Mark's Rage mode...is my least favorite in the game. It turns his basic physical into the Punch of Concentration, which is a cone shaped area in front of him that is roughly the size of Apan's physical but much higher damage. Sounds good, yeah? Except that it's slower than his normal swings, he no longer moves at all or has the targeting circle, and being a cone it doesn't hit enemies that are approaching you from a slight angle well. And being Mark, he's gonna be in the middle of everything most of the time. It's...the opposite of Kevin. Kevin's Rage makes him More Kevin. Mark's makes him a different character for a bit.

Anyway, this has been my breakdown of the characters. I love the game and enjoy playing as all the characters(even Apan and Mark) and think the story is very well presented. Play it!
Title: Re: What games are you playing 2020: The true last year of the current decade
Post by: Dhyerwolf on September 19, 2020, 04:08:59 AM
Trails in the Sky 3rd: Up to Chapter 4. This is very good. I'm a sucker for a well-done vignette structuring, and both Tita and Kloe's doors were quite good. The bosses have been very solid for so far (not overly damaging, but with interesting enough variety/durability). Hopefully no more versions of the enemy that explodes enough being killed with a ~30% chance of inflicting ID  because that was painful.

Cthulhu Saves the World- Beat this. Worst Zeborg game by far because it was basically BoD 7 remixed, but even worse on the endless trash mobs. The conceit of how the random battles basically becomes completely pointless because of this. Probably should have scaled back on the auto-healing after battle.
Title: Re: What games are you playing 2020: The true last year of the current decade
Post by: Jo'ou Ranbu on September 21, 2020, 07:12:54 PM
Yay Brig! Glad you're enjoying it.

Also if you have a Switch, y'know what I'm going to recommend. It's been too long since I've nerded over FE with you.

Hey, guess what I just started!

Fire Emblem Three Houses - So yeah, it's been ages since I played a FE game and this honestly cannot stand. So, just started my first playthrough - Black Eagles, Hard Classic. Currently up to the battle in Chapter 3. The dating sim hub thingy felt unwieldy and annoying at first to me, especially given how I just came from Brig, which is just menus and gameplay all the time - exploration feels more and more undesirable in a RPG to me as I grow older, and I just want to go straight to the nitty-gritty. This said, once I unlocked fast travel and got used to the monastery's layout, I've gotten engrossed in the building involved during the sim part - it's a big part of making into your battle builds!

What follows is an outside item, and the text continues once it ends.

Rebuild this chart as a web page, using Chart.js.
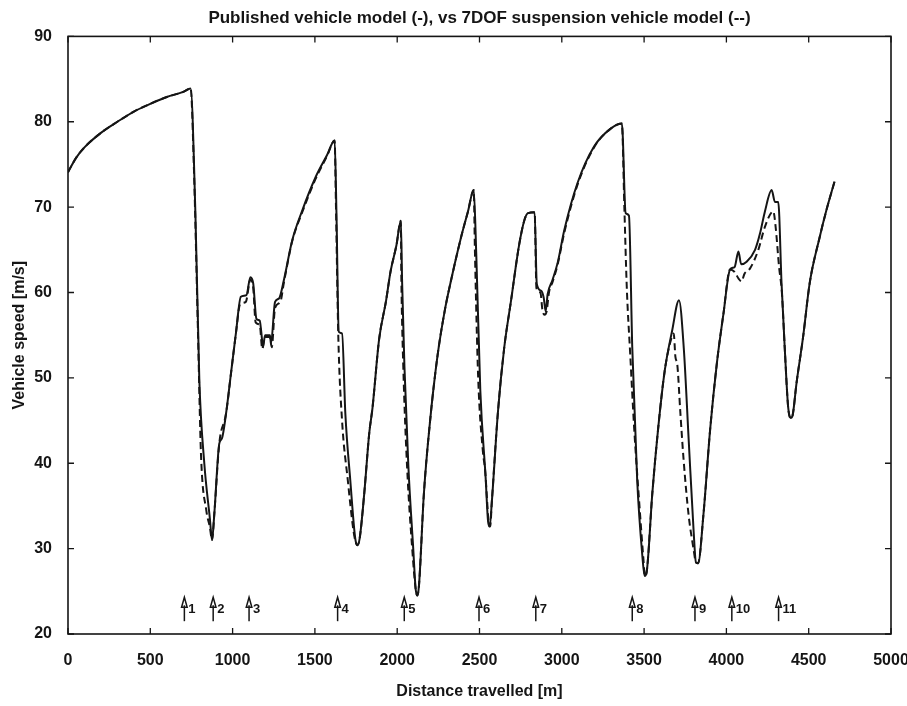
<!DOCTYPE html>
<html lang="en">
<head>
  <meta charset="UTF-8">
  <title>Vehicle speed vs distance</title>
  <script src="https://cdn.jsdelivr.net/npm/chart.js"></script>
  <style>
    body { margin: 0; background: #fff; }
    canvas { display: block; }
  </style>
</head>
<body>
  <canvas id="speedChart" width="907" height="706"></canvas>
  <script>
    // Published vehicle model (solid line)
    const publishedDist = [
      0, 50, 100, 200, 300, 400, 500, 600, 700, 745,
      774, 798, 828, 862, 875, 889, 919, 935, 960, 990, 1020, 1050, 1084, 1108, 1125, 1145, 1165, 1173, 1185, 1197, 1227, 1233, 1258, 1282, 1312, 1362, 1423, 1504, 1574, 1620,
      1631, 1645, 1665, 1685, 1715, 1745, 1758, 1772, 1800, 1830, 1850, 1890, 1932, 1960, 1995, 2022,
      2030, 2044, 2068, 2098, 2112, 2122, 2132, 2162, 2200, 2245, 2290, 2328, 2391, 2430, 2465,
      2480, 2505, 2537, 2552, 2562, 2575, 2612, 2650, 2692, 2740, 2773, 2795, 2835, 2848, 2875, 2890, 2902, 2914, 2944, 2975, 3015, 3095, 3196, 3297, 3365,
      3388, 3408, 3428, 3458, 3490, 3503, 3515, 3550, 3585, 3625, 3670, 3712,
      3741, 3771, 3801, 3815, 3828, 3861, 3901, 3942, 3982, 4022, 4050, 4073, 4090, 4123, 4174, 4204, 4234, 4275, 4295, 4315,
      4335, 4355, 4375, 4390, 4402, 4426, 4466, 4506, 4567, 4607, 4657
    ];
    const publishedSpeed = [
      74.1, 75.8, 77.0, 78.7, 80.0, 81.2, 82.1, 82.9, 83.5, 83.9,
      69.3, 49.7, 40.0, 33.5, 31.0, 34.1, 42.3, 42.9, 45.8, 50.5, 55.2, 59.5, 59.7, 61.8, 61.1, 56.9, 56.7, 55.6, 53.6, 55.0, 55.0, 54.0, 58.9, 59.3, 61.5, 66.1, 69.6, 73.5, 76.1, 77.8,
      69.3, 55.4, 55.2, 45.8, 38.0, 31.2, 30.4, 31.2, 36.5, 43.5, 46.5, 54.5, 59.0, 62.5, 65.5, 68.4,
      61.1, 51.3, 39.6, 29.8, 25.3, 24.5, 25.6, 36.4, 45.0, 52.6, 58.0, 61.5, 66.7, 69.5, 72.0,
      64.7, 48.5, 38.4, 33.2, 32.6, 35.5, 46.0, 53.5, 59.1, 65.5, 68.5, 69.3, 69.4, 61.0, 60.2, 59.4, 57.8, 59.8, 61.5, 63.5, 67.3, 72.8, 77.1, 79.2, 79.8,
      69.3, 69.0, 53.6, 38.0, 29.0, 26.8, 27.2, 36.5, 44.0, 50.8, 55.5, 59.1,
      53.5, 42.7, 32.0, 28.4, 28.3, 34.1, 43.9, 51.7, 57.5, 62.7, 63.0, 64.8, 63.3, 63.6, 65.0, 66.9, 69.5, 72.0, 70.6, 70.6,
      61.1, 53.3, 46.6, 45.3, 45.6, 49.4, 54.8, 61.1, 66.5, 69.6, 73.0
    ];

    // 7DOF suspension vehicle model (dashed line)
    const suspensionDist = [
      0, 50, 100, 200, 300, 400, 500, 600, 700, 745,
      765, 790, 808, 840, 862, 875, 889, 919, 960, 990, 1020, 1045, 1080, 1108, 1125, 1140, 1165, 1180, 1195, 1225, 1238, 1258, 1290, 1312, 1362, 1423, 1504, 1574, 1620,
      1628, 1642, 1665, 1700, 1735, 1750, 1758, 1772, 1800, 1830, 1850, 1890, 1932, 1960, 1995, 2022,
      2025, 2037, 2060, 2092, 2112, 2122, 2132, 2162, 2200, 2245, 2290, 2328, 2391, 2430, 2465,
      2472, 2492, 2520, 2535, 2545, 2556, 2565, 2575, 2612, 2650, 2692, 2740, 2773, 2795, 2835, 2846, 2870, 2882, 2895, 2908, 2922, 2945, 2975, 3015, 3095, 3196, 3297, 3365,
      3380, 3395, 3415, 3440, 3470, 3495, 3505, 3515, 3550, 3585, 3625, 3665, 3680, 3690, 3702, 3720, 3740, 3770, 3800, 3815, 3828, 3861, 3901, 3942, 3982,
      4022, 4050, 4075, 4092, 4110, 4143, 4194, 4234, 4285, 4298, 4320, 4337, 4355, 4375, 4390, 4402, 4426, 4466, 4506, 4567, 4607, 4657
    ];
    const suspensionSpeed = [
      74.1, 75.8, 77.0, 78.7, 80.0, 81.2, 82.1, 82.9, 83.5, 83.9,
      74.5, 55.0, 41.0, 34.5, 32.5, 31.0, 34.1, 42.3, 45.8, 50.5, 55.2, 58.6, 58.9, 61.5, 60.6, 56.5, 56.2, 53.4, 54.8, 54.8, 53.6, 58.2, 58.9, 61.2, 66.0, 69.4, 73.3, 76.0, 77.8,
      70.0, 55.0, 45.0, 38.0, 32.0, 30.6, 30.4, 31.2, 36.5, 43.5, 46.5, 54.5, 59.0, 62.5, 65.5, 68.4,
      62.0, 51.3, 39.6, 29.8, 25.3, 24.5, 25.6, 36.4, 45.0, 52.6, 58.0, 61.5, 66.7, 69.5, 72.0,
      65.0, 50.0, 41.5, 39.0, 36.0, 33.0, 32.6, 35.5, 46.0, 53.5, 59.1, 65.5, 68.5, 69.3, 69.4, 60.5, 60.0, 58.0, 57.4, 57.8, 60.0, 61.3, 63.3, 67.0, 72.6, 77.0, 79.2, 79.8,
      70.0, 60.5, 53.0, 44.0, 35.5, 29.0, 26.8, 27.2, 36.5, 44.0, 50.8, 54.6, 55.2, 52.5, 51.5, 46.0, 40.4, 34.0, 30.0, 28.4, 28.3, 34.1, 43.9, 51.7, 57.5,
      62.7, 62.4, 61.6, 61.3, 62.2, 62.8, 65.0, 67.7, 69.5, 67.9, 63.0, 60.0, 53.3, 46.6, 45.3, 45.6, 49.4, 54.8, 61.1, 66.5, 69.6, 73.0
    ];

    // numbered event markers along the bottom of the plot
    const markerDist = [707, 882, 1100, 1638, 2043, 2497, 2842, 3428, 3809, 4033, 4317];
    const markerLabels = ['1', '2', '3', '4', '5', '6', '7', '8', '9', '10', '11'];
    const markerTop = 24.3, markerBottom = 21.5, markerText = 22.9;

    const xTicks = [0, 500, 1000, 1500, 2000, 2500, 3000, 3500, 4000, 4500, 5000];
    const yTicks = [20, 30, 40, 50, 60, 70, 80, 90];

    const ink = '#151515';
    const toPoints = (xs, ys) => xs.map((x, i) => ({ x: x, y: ys[i] }));

    Chart.defaults.font.family = '"Liberation Sans", Arial, sans-serif';
    Chart.defaults.color = ink;

    // box around the plot with inward tick marks on all four sides
    const frameTicks = {
      id: 'frameTicks',
      afterDraw(chart) {
        const { ctx, chartArea: { left, right, top, bottom }, scales: { x, y } } = chart;
        const len = 6;
        ctx.save();
        ctx.strokeStyle = ink;
        ctx.lineWidth = 1.6;
        ctx.strokeRect(left, top, right - left, bottom - top);
        ctx.lineWidth = 1.3;
        ctx.beginPath();
        xTicks.forEach(v => {
          const px = x.getPixelForValue(v);
          ctx.moveTo(px, bottom); ctx.lineTo(px, bottom - len);
          ctx.moveTo(px, top); ctx.lineTo(px, top + len);
        });
        yTicks.forEach(v => {
          const py = y.getPixelForValue(v);
          ctx.moveTo(left, py); ctx.lineTo(left + len, py);
          ctx.moveTo(right, py); ctx.lineTo(right - len, py);
        });
        ctx.stroke();
        ctx.restore();
      }
    };

    // small up-arrows with their numbers
    const eventMarkers = {
      id: 'eventMarkers',
      afterDatasetsDraw(chart) {
        const { ctx, scales: { x, y } } = chart;
        const yTop = y.getPixelForValue(markerTop);
        const yBot = y.getPixelForValue(markerBottom);
        const yTxt = y.getPixelForValue(markerText);
        ctx.save();
        ctx.strokeStyle = ink;
        ctx.fillStyle = ink;
        ctx.lineWidth = 1.5;
        ctx.font = 'bold 13px "Liberation Sans", Arial, sans-serif';
        ctx.textBaseline = 'middle';
        markerDist.forEach((d, i) => {
          const px = x.getPixelForValue(d);
          ctx.beginPath();
          ctx.moveTo(px, yBot);
          ctx.lineTo(px, yTop + 8);
          ctx.stroke();
          ctx.beginPath();
          ctx.moveTo(px - 2.8, yTop + 10);
          ctx.lineTo(px, yTop);
          ctx.lineTo(px + 2.8, yTop + 10);
          ctx.closePath();
          ctx.stroke();
          ctx.fillText(markerLabels[i], px + 4, yTxt);
        });
        ctx.restore();
      }
    };

    new Chart(document.getElementById('speedChart'), {
      type: 'line',
      data: {
        datasets: [
          {
            label: 'Published vehicle model',
            data: toPoints(publishedDist, publishedSpeed),
            borderColor: ink,
            borderWidth: 2,
            pointRadius: 0,
            cubicInterpolationMode: 'monotone'
          },
          {
            label: '7DOF suspension vehicle model',
            data: toPoints(suspensionDist, suspensionSpeed),
            borderColor: ink,
            borderWidth: 2,
            borderDash: [7, 4],
            pointRadius: 0,
            cubicInterpolationMode: 'monotone'
          }
        ]
      },
      options: {
        responsive: false,
        animation: false,
        layout: { padding: { right: 16 } },
        plugins: {
          legend: { display: false },
          tooltip: { enabled: false },
          title: {
            display: true,
            fullSize: false,
            text: 'Published vehicle model (-), vs 7DOF suspension vehicle model (--)',
            color: ink,
            font: { size: 17, weight: 'bold' },
            padding: { top: 8, bottom: 8 }
          }
        },
        scales: {
          x: {
            type: 'linear',
            min: 0,
            max: 5000,
            afterBuildTicks: s => { s.ticks = xTicks.map(v => ({ value: v })); },
            afterFit: s => { s.height = 72; s.paddingRight = 0; },
            grid: { display: false },
            border: { display: false },
            ticks: {
              font: { size: 16, weight: 'bold' },
              padding: 9,
              maxRotation: 0,
              callback: v => String(v)
            },
            title: {
              display: true,
              text: 'Distance travelled [m]',
              font: { size: 16, weight: 'bold' },
              padding: { top: 0, bottom: 5 }
            }
          },
          y: {
            min: 20,
            max: 90,
            afterBuildTicks: s => { s.ticks = yTicks.map(v => ({ value: v })); },
            afterFit: s => { s.width = 68; },
            grid: { display: false },
            border: { display: false },
            ticks: { font: { size: 16, weight: 'bold' }, padding: 8 },
            title: {
              display: true,
              text: 'Vehicle speed [m/s]',
              font: { size: 16, weight: 'bold' },
              padding: { top: 10, bottom: 0 }
            }
          }
        }
      },
      plugins: [frameTicks, eventMarkers]
    });
  </script>
</body>
</html>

Right now, I have started supports with Petra/Edelgard, Dorothea/Edelgard, Ferdinand/Edelgard, Ferdinand/Hubert, Byleth/Petra, Byleth/Ferdinand and Byleth/Dorothea. Linhardt already got to Faith C, while Dory's up to C Reason/D Faith. Edelgard's at C Axes and almost C authority, so I'm building Heavy Armor/Lances/Flying for her right now. Byleth's just doing Sword/Faith/Authority stuff with whatever comes up at seminars. Hubert's doing Reason/Authority/some Lances, Sylvain and Ferdie are focusing on lances+riding, though maybe I should build them Axes at some point? Bernadetta's doing Lance and Bows, whatever girl. Currently, only Edel and Byleth have gotten beginner classes. Everybody else either needs to reach L5 or class mastery or both. I suspect Dorothea will get her class next, I want Fiendish Blow. Not sure where should I take the other kids, though. Wondering if I should bother with C Heavy Armor for everyone in order to get that -3 Weight, but maybe I'm overthinking it. Oh well, it's still C3. I already benched Caspar, because his build looks miserable.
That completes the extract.